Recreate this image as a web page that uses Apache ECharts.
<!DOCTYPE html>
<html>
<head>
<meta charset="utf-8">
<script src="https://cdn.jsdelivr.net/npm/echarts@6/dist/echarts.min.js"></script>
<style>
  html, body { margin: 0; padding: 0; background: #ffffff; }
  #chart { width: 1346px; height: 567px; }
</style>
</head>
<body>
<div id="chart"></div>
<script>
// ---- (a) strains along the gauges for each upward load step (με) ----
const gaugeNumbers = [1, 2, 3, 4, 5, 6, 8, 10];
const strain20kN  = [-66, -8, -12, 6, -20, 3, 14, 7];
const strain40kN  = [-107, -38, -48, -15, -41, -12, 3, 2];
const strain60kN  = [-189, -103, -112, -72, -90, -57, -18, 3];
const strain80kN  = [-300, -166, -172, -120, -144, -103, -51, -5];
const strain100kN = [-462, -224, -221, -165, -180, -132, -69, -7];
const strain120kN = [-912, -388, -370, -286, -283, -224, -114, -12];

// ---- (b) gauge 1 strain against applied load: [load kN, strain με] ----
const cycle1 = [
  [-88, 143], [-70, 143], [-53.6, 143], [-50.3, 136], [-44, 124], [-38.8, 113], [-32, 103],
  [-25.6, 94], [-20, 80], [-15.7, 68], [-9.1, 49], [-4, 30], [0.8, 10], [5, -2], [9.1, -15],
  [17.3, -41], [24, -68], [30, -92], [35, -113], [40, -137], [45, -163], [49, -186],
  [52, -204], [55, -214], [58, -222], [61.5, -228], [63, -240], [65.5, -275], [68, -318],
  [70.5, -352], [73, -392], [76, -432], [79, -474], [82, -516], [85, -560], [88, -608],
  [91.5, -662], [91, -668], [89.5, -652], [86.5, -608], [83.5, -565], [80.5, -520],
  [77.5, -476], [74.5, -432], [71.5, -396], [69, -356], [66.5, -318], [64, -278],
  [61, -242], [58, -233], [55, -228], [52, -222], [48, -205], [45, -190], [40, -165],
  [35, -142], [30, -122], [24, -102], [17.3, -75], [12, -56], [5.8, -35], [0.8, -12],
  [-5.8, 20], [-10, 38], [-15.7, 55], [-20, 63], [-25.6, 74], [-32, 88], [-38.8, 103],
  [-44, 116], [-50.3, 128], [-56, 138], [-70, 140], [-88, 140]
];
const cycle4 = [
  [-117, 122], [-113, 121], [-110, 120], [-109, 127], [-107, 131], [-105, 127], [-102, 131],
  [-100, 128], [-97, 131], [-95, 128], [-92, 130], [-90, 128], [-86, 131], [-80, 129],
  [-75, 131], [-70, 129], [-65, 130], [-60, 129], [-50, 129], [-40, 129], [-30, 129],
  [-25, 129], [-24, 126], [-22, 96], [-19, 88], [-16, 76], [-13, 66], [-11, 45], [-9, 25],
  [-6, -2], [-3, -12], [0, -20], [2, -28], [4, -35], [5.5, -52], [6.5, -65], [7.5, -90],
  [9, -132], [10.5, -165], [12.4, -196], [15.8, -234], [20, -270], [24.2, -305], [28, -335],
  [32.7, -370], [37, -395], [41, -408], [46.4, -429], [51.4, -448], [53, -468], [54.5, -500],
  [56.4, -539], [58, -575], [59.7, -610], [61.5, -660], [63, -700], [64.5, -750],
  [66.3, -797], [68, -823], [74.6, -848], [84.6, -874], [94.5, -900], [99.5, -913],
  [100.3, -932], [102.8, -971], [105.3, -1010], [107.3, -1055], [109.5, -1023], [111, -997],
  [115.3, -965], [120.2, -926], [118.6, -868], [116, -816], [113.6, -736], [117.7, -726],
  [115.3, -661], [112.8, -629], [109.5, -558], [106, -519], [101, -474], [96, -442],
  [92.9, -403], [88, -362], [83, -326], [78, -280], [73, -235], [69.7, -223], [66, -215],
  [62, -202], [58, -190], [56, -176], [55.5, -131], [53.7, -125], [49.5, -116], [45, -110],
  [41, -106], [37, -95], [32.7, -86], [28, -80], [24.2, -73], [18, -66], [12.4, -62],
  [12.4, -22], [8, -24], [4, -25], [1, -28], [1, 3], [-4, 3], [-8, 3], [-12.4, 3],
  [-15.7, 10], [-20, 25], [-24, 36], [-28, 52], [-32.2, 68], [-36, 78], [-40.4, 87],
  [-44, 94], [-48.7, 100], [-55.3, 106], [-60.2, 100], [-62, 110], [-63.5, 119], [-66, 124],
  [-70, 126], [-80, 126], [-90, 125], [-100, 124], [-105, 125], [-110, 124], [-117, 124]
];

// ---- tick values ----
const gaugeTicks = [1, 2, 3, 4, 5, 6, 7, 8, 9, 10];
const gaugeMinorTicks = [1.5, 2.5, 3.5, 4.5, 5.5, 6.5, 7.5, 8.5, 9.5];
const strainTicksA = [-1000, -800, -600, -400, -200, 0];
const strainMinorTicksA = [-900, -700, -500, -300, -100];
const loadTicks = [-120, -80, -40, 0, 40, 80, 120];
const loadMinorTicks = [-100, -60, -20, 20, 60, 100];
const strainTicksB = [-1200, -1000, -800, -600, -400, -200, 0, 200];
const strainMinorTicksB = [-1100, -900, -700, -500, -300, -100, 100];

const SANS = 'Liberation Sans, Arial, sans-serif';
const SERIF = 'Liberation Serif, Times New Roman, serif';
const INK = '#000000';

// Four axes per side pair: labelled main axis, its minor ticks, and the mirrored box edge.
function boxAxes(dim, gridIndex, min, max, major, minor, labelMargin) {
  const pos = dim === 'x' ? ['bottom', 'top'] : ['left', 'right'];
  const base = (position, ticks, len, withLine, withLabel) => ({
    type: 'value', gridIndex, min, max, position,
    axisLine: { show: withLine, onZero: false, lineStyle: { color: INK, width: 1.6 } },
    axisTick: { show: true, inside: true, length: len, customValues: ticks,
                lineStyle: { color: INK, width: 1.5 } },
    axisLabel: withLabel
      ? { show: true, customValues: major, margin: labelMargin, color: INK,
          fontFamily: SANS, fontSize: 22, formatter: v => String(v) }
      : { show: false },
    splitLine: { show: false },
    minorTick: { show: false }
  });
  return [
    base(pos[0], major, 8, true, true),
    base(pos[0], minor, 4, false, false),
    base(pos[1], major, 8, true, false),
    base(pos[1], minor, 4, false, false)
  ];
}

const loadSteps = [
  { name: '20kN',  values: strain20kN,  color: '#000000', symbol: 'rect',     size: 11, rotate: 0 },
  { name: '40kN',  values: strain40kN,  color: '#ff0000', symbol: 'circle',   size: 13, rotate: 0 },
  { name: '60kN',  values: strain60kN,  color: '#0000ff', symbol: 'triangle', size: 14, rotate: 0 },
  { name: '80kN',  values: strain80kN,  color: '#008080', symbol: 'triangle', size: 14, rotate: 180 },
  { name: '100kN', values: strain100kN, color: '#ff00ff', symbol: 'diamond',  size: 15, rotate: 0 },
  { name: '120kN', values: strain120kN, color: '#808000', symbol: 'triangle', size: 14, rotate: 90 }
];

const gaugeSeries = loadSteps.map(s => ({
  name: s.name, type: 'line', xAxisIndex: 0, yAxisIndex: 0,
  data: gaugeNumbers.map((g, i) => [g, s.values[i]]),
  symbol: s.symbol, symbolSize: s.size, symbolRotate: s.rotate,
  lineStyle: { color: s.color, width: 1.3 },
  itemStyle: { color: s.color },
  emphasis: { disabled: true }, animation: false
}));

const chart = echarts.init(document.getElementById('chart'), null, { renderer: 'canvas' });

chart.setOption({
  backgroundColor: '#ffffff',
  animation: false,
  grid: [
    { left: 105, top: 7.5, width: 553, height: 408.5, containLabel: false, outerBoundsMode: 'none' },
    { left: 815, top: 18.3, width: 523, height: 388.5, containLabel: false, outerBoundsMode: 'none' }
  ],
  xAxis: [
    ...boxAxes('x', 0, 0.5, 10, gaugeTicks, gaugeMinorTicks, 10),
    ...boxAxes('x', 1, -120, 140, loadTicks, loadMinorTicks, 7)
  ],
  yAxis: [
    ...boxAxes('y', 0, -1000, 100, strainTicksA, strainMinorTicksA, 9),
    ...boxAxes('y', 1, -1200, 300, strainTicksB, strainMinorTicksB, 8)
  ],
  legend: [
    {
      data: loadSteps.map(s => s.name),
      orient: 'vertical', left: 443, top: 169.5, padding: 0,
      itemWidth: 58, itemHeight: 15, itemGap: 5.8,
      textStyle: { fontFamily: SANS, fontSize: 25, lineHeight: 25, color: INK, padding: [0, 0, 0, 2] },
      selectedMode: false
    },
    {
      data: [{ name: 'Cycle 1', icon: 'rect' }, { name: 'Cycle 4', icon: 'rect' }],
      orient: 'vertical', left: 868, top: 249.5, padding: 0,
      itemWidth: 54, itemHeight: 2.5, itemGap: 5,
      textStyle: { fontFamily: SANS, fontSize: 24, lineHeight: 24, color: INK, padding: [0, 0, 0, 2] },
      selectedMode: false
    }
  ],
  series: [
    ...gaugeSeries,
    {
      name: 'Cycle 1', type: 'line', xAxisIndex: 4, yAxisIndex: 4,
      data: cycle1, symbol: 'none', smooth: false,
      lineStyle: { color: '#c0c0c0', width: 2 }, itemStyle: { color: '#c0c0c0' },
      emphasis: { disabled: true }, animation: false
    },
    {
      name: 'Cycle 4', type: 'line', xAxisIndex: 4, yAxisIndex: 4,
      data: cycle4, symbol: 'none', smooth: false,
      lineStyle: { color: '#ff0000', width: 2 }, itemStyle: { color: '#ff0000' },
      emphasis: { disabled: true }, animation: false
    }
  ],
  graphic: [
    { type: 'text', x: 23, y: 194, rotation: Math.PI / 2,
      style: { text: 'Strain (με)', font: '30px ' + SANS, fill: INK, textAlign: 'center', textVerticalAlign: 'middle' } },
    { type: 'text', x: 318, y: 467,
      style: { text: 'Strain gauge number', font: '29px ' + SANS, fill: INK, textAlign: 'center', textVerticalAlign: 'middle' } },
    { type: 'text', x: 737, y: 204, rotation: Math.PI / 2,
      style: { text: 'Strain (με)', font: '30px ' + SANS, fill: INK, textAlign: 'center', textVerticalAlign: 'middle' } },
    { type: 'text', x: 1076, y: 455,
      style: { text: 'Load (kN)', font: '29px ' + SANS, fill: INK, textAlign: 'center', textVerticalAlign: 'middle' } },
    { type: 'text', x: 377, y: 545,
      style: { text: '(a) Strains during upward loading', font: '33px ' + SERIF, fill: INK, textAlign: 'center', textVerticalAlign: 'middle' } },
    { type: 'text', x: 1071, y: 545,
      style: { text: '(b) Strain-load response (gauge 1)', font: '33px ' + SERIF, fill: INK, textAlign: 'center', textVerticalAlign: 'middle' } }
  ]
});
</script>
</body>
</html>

★ ★ ★ ★ ★ ★ ★

Begin with the first line of the listing and copy exactly through the line that contains "-224, -114, -12];", please, keeping both ends and leaving out everything after.

The answer:
Recreate this image as a web page that uses Apache ECharts.
<!DOCTYPE html>
<html>
<head>
<meta charset="utf-8">
<script src="https://cdn.jsdelivr.net/npm/echarts@6/dist/echarts.min.js"></script>
<style>
  html, body { margin: 0; padding: 0; background: #ffffff; }
  #chart { width: 1346px; height: 567px; }
</style>
</head>
<body>
<div id="chart"></div>
<script>
// ---- (a) strains along the gauges for each upward load step (με) ----
const gaugeNumbers = [1, 2, 3, 4, 5, 6, 8, 10];
const strain20kN  = [-66, -8, -12, 6, -20, 3, 14, 7];
const strain40kN  = [-107, -38, -48, -15, -41, -12, 3, 2];
const strain60kN  = [-189, -103, -112, -72, -90, -57, -18, 3];
const strain80kN  = [-300, -166, -172, -120, -144, -103, -51, -5];
const strain100kN = [-462, -224, -221, -165, -180, -132, -69, -7];
const strain120kN = [-912, -388, -370, -286, -283, -224, -114, -12];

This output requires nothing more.